While you are new to regular Bible reading, it is possible that some of the other books will unintentionally discourage you from your daily practice. For example:
- The book of Psalms is an amazing book, full of praise, lament, deep theology, and beautiful writing; it’s also long, and might be discouraging initially due to its sheer size.
- Proverbs is overflowing with wisdom in digestible truth nuggets; it may be difficult to read more than a few verses at a time without having to stop and meditate on what has been read, a potential speed bump to your habit-forming.
- Revelation is full of hope and wonderfully tells the story of Christ’s return and reign; as it deals with Spirit-inspired visions, huge divine concepts, and a confusing future, it could frustrate this habit-forming phase.

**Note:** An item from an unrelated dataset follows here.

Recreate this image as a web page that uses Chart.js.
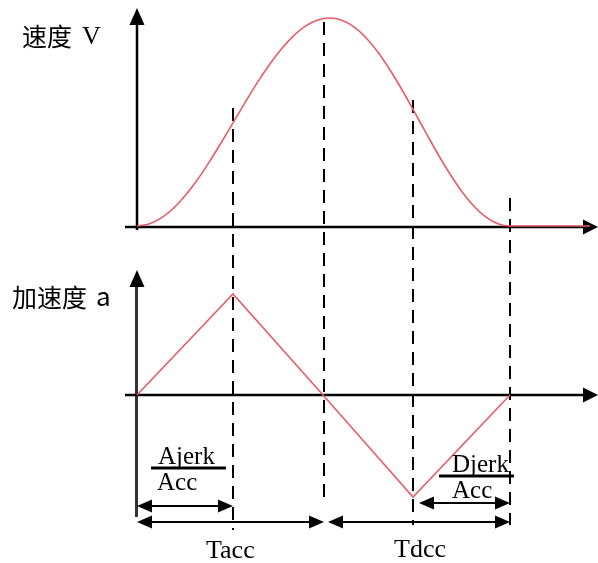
<!DOCTYPE html>
<html>
<head>
<meta charset="utf-8">
<script src="https://cdn.jsdelivr.net/npm/chart.js@4"></script>
<style>
  html, body { margin: 0; padding: 0; background: #ffffff; }
  #wrap { position: relative; width: 598px; height: 563px; }
</style>
</head>
<body>
<div id="wrap"><canvas id="c" width="598" height="563"></canvas></div>
<script>
// ---- data ----
const timeV    = [0, 1.2, 2.4, 3.6, 4.8, 6.0, 7.2, 8.4, 9.6, 10.8, 12.0, 13.2, 14.4, 15.6, 16.8, 18.0, 19.3,
                  20.5, 21.7, 22.9, 24.1, 25.3, 26.5, 27.7, 28.9, 30.1, 31.3, 32.5, 33.7, 34.9, 36.1, 37.3, 45.3];
const velocity = [0, 0.010, 0.038, 0.083, 0.145, 0.220, 0.306, 0.399, 0.496, 0.593, 0.687, 0.773, 0.849, 0.912, 0.960, 0.989, 1.000,
                  0.989, 0.957, 0.905, 0.835, 0.750, 0.655, 0.552, 0.448, 0.345, 0.250, 0.165, 0.095, 0.043, 0.011, 0, 0];
const timeA    = [0, 9.6, 18.6, 27.6, 37.3];
const accel    = [0, 1, 0, -1.01, 0];
const markTimes = [0, 9.6, 18.7, 27.6, 37.3];           // T0 .. T4
const axisLabels = ['速度', 'V', '加速度', 'a'];
const fracLabels = ['Ajerk', 'Acc', 'Djerk', 'Acc'];
const spanLabels = ['Tacc', 'Tdcc'];

const RED = 'rgb(232, 92, 104)';
const toXY = (xs, ys) => xs.map((x, i) => ({ x: x, y: ys[i] }));

function arrowHead(ctx, tipX, tipY, dir, len, half) {
  ctx.beginPath();
  if (dir === 'up') {
    ctx.moveTo(tipX, tipY); ctx.lineTo(tipX - half, tipY + len); ctx.lineTo(tipX + half, tipY + len);
  } else if (dir === 'right') {
    ctx.moveTo(tipX, tipY); ctx.lineTo(tipX - len, tipY - half); ctx.lineTo(tipX - len, tipY + half);
  } else {
    ctx.moveTo(tipX, tipY); ctx.lineTo(tipX + len, tipY - half); ctx.lineTo(tipX + len, tipY + half);
  }
  ctx.closePath(); ctx.fill();
}
function line(ctx, x1, y1, x2, y2, w, color, dash) {
  ctx.save();
  ctx.strokeStyle = color || '#000'; ctx.lineWidth = w;
  ctx.setLineDash(dash || []);
  ctx.beginPath(); ctx.moveTo(x1, y1); ctx.lineTo(x2, y2); ctx.stroke();
  ctx.restore();
}
function dimArrow(ctx, x1, x2, y) {
  line(ctx, x1 + 8, y, x2 - 8, y, 2.2);
  ctx.fillStyle = '#000';
  arrowHead(ctx, x1, y, 'left', 15, 6.5);
  arrowHead(ctx, x2, y, 'right', 15, 6.5);
}

const diagram = {
  id: 'diagram',
  beforeDatasetsDraw(chart) {
    const ctx = chart.ctx;
    const X = chart.scales.x, YV = chart.scales.yV, YA = chart.scales.yA;
    const x0 = X.getPixelForValue(markTimes[0]);
    const vy0 = YV.getPixelForValue(0) + 1;
    const ay0 = YA.getPixelForValue(0);
    const W = chart.width;
    ctx.save();
    ctx.fillStyle = '#000';
    // top axes
    line(ctx, x0, vy0 + 3, x0, 22, 2.5);
    arrowHead(ctx, x0, 8, 'up', 17, 7.5);
    line(ctx, 125, vy0, W - 12, vy0, 2.5);
    arrowHead(ctx, W, vy0, 'right', 15, 7.5);
    // bottom axes
    line(ctx, x0 - 0.5, 517, x0 - 0.5, 285, 3, '#333');
    ctx.fillStyle = '#000';
    arrowHead(ctx, x0, 270, 'up', 17, 7.5);
    line(ctx, 125, ay0, W - 12, ay0, 2.5);
    arrowHead(ctx, W, ay0, 'right', 15, 7.5);

    // dashed verticals
    const dash = [13, 8];
    const px = markTimes.map(t => X.getPixelForValue(t));
    line(ctx, px[1], 108, px[1], 530, 2, '#000', dash);
    line(ctx, px[2], 22, px[2], 503, 2, '#000', dash);
    line(ctx, px[3], 100, px[3], 525, 2, '#000', dash);
    line(ctx, px[4], 198, px[4], 525, 2, '#000', dash);

    // dimension arrows
    dimArrow(ctx, px[0], px[1], 506);
    dimArrow(ctx, px[0], px[2], 522);
    dimArrow(ctx, px[2] + 4, px[4], 522);
    dimArrow(ctx, px[3] + 6, px[4], 503);

    // fraction bars
    line(ctx, 151, 468, 226, 468, 3);
    line(ctx, 439, 476, 514, 476, 3);
    ctx.restore();
  },
  afterDatasetsDraw(chart) {
    const ctx = chart.ctx;
    ctx.save();
    ctx.fillStyle = '#000';
    ctx.textBaseline = 'middle';
    ctx.textAlign = 'left';
    ctx.font = '25px "Noto Sans CJK SC"';
    ctx.fillText(axisLabels[0], 22, 36);
    ctx.font = '26px "Liberation Serif"';
    ctx.fillText(axisLabels[1], 82, 37);
    ctx.font = '25px "Noto Sans CJK SC"';
    ctx.fillText(axisLabels[2], 12, 297);
    ctx.font = '26px "Noto Sans CJK SC"';
    ctx.fillText(axisLabels[3], 96, 296);

    ctx.textBaseline = 'alphabetic';
    ctx.font = '25px "Liberation Serif"';
    ctx.fillText(fracLabels[0], 158, 464);
    ctx.fillText(fracLabels[1], 157, 490);
    ctx.fillText(fracLabels[2], 452, 472);
    ctx.fillText(fracLabels[3], 452, 498);
    ctx.font = '26px "Liberation Serif"';
    ctx.fillText(spanLabels[0], 206, 558);
    ctx.fillText(spanLabels[1], 394, 557);
    ctx.restore();
  }
};

new Chart(document.getElementById('c'), {
  type: 'line',
  data: {
    datasets: [
      { label: 'V', data: toXY(timeV, velocity), yAxisID: 'yV', borderColor: RED, borderWidth: 1.6,
        pointRadius: 0, cubicInterpolationMode: 'monotone', fill: false },
      { label: 'a', data: toXY(timeA, accel), yAxisID: 'yA', borderColor: RED, borderWidth: 1.6,
        pointRadius: 0, tension: 0, fill: false }
    ]
  },
  options: {
    responsive: false,
    animation: false,
    events: [],
    layout: { padding: 0 },
    plugins: { legend: { display: false }, tooltip: { enabled: false }, title: { display: false } },
    scales: {
      x: { type: 'linear', min: -13.7, max: 46.1, display: false },
      yV: { type: 'linear', position: 'left', min: -1.62019, max: 1.08654, display: false },
      yA: { type: 'linear', position: 'left', min: -1.66337, max: 3.91089, display: false }
    }
  },
  plugins: [diagram]
});
</script>
</body>
</html>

Any worthwhile habit and goal is worth breaking into attainable steps, and this goal is one of the most important to our lives. After you have established daily time with the Lord through his Word, the entirety of the Bible is not only open and available, but should become a goal, itself.
Three Bible Reading Aids
Thank God there are so many aids to get Scripture into our minds on a daily basis.
1. Audio Bibles
Audio Bibles open up many opportunities for regular Bible time. Any listener can find something appealing: plain, spoken audio, audio with dramatization, audio with commentary or musical interludes, etc. If reading is difficult or impossible, an audio Bible can become your daily source of God’s Word.
2. Paced Bibles
Many publishers print Bibles with a built-in reading plan, often taking you through the Bible in a year or two. These Bibles remove some of the guesswork about your daily reading, especially once you’ve established your habit and want to read through all of Scripture.
3. Chronological Bibles
My first real success in consistent Bible reading came through a chronological Bible. This organizational style attempts to arrange Scripture in order of events, focusing on narrative. Some chronological Bibles simply swap the order of entire books, grouping books that record events of a similar time; others divide individual passages and put them with other sections that refer to the same event and times. Some also consolidate redundancies leading to greater clarity and shortening the time it takes to get through the entire Bible.
God has chosen to make himself known in our time through the Bible. His Word reveals Jesus—the love and life of all believers—so all who love him will spend time in his Word regularly. This is for our benefit and to his glory.